Skip the pictures. Transcribe the rest of the data below without changing a word.

***

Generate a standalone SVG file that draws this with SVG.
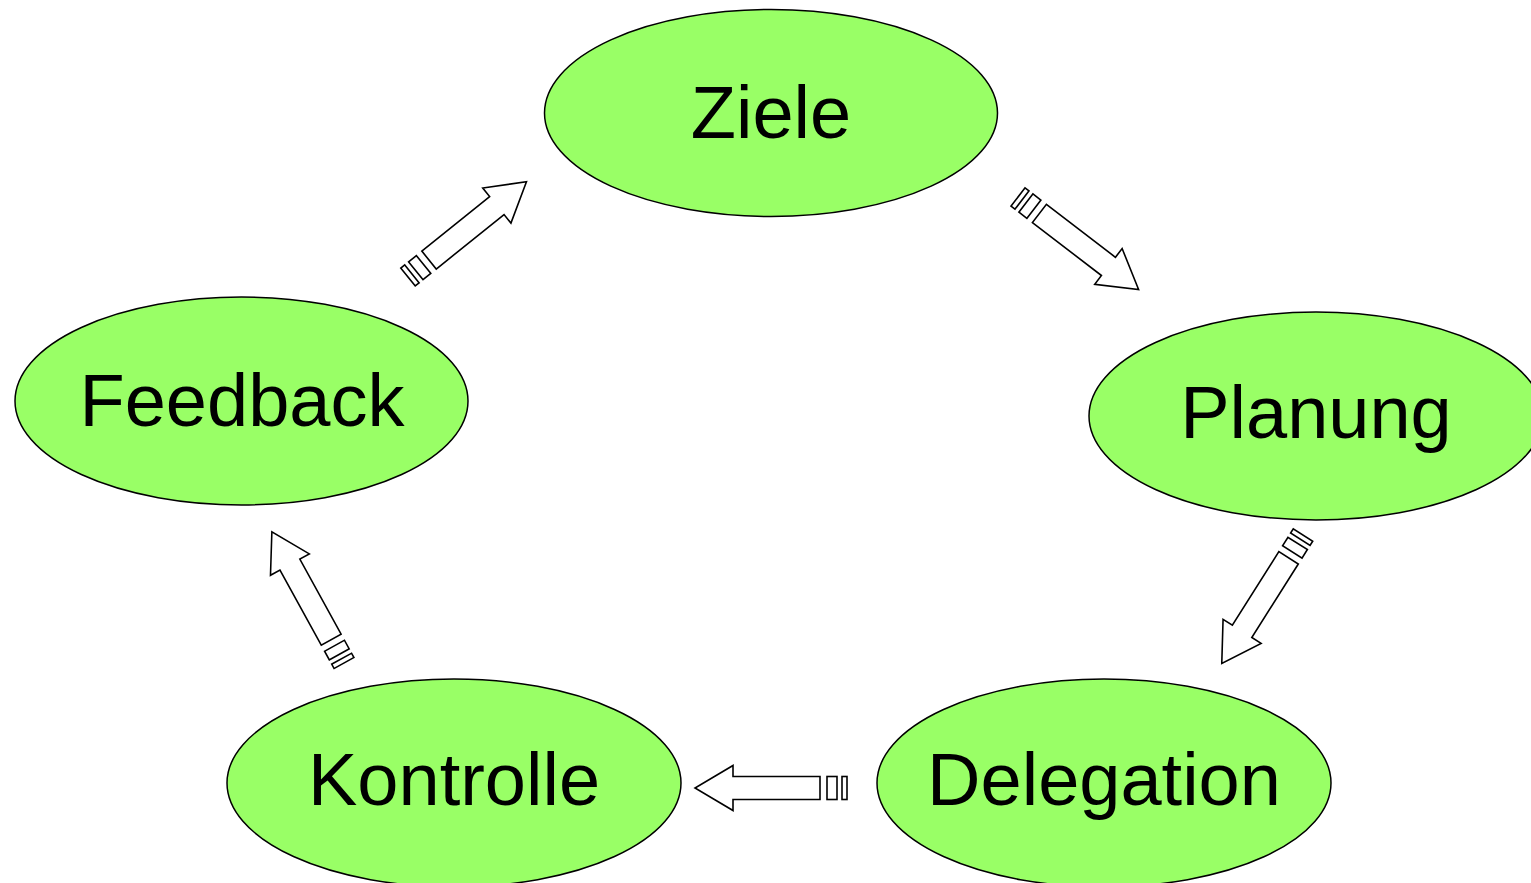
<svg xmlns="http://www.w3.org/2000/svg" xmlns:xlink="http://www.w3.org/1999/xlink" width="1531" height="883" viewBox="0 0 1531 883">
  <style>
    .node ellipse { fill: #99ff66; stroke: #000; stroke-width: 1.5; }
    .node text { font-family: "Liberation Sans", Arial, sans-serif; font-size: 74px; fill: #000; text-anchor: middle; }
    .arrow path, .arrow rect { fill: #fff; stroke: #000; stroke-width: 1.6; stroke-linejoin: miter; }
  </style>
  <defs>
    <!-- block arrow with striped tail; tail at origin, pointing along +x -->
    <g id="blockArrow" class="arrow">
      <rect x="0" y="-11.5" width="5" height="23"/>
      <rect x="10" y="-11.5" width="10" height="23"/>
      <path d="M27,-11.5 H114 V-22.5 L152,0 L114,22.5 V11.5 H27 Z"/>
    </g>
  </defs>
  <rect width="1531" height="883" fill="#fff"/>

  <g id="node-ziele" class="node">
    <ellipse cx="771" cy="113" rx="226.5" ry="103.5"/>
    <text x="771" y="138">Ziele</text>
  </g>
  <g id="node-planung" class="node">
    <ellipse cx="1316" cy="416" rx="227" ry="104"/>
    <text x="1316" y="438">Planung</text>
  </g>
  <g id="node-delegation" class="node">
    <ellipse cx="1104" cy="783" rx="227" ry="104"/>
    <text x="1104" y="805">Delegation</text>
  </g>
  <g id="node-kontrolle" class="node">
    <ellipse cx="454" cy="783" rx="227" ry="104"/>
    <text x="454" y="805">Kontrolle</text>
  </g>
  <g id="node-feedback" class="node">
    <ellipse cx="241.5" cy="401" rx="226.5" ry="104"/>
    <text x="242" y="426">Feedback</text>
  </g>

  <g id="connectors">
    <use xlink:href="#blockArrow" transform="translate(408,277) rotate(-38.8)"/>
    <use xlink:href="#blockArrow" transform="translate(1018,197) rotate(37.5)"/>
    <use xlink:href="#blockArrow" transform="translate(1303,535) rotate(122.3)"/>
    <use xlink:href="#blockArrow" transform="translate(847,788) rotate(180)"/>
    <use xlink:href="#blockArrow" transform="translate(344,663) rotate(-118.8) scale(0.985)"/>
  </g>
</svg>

***

> _RESULT FOR THIS EXERCISE_
Generate a standalone SVG file that draws this with SVG.
<svg xmlns="http://www.w3.org/2000/svg" xmlns:xlink="http://www.w3.org/1999/xlink" width="1531" height="883" viewBox="0 0 1531 883">
  <style>
    .node ellipse { fill: #99ff66; stroke: #000; stroke-width: 1.5; }
    .node text { font-family: "Liberation Sans", Arial, sans-serif; font-size: 74px; fill: #000; text-anchor: middle; }
    .arrow path, .arrow rect { fill: #fff; stroke: #000; stroke-width: 1.6; stroke-linejoin: miter; }
  </style>
  <defs>
    <!-- block arrow with striped tail; tail at origin, pointing along +x -->
    <g id="blockArrow" class="arrow">
      <rect x="0" y="-11.5" width="5" height="23"/>
      <rect x="10" y="-11.5" width="10" height="23"/>
      <path d="M27,-11.5 H114 V-22.5 L152,0 L114,22.5 V11.5 H27 Z"/>
    </g>
  </defs>
  <rect width="1531" height="883" fill="#fff"/>

  <g id="node-ziele" class="node">
    <ellipse cx="771" cy="113" rx="226.5" ry="103.5"/>
    <text x="771" y="138">Ziele</text>
  </g>
  <g id="node-planung" class="node">
    <ellipse cx="1316" cy="416" rx="227" ry="104"/>
    <text x="1316" y="438">Planung</text>
  </g>
  <g id="node-delegation" class="node">
    <ellipse cx="1104" cy="783" rx="227" ry="104"/>
    <text x="1104" y="805">Delegation</text>
  </g>
  <g id="node-kontrolle" class="node">
    <ellipse cx="454" cy="783" rx="227" ry="104"/>
    <text x="454" y="805">Kontrolle</text>
  </g>
  <g id="node-feedback" class="node">
    <ellipse cx="241.5" cy="401" rx="226.5" ry="104"/>
    <text x="242" y="426">Feedback</text>
  </g>

  <g id="connectors">
    <use xlink:href="#blockArrow" transform="translate(408,277) rotate(-38.8)"/>
    <use xlink:href="#blockArrow" transform="translate(1018,197) rotate(37.5)"/>
    <use xlink:href="#blockArrow" transform="translate(1303,535) rotate(122.3)"/>
    <use xlink:href="#blockArrow" transform="translate(847,788) rotate(180)"/>
    <use xlink:href="#blockArrow" transform="translate(344,663) rotate(-118.8) scale(0.985)"/>
  </g>
</svg>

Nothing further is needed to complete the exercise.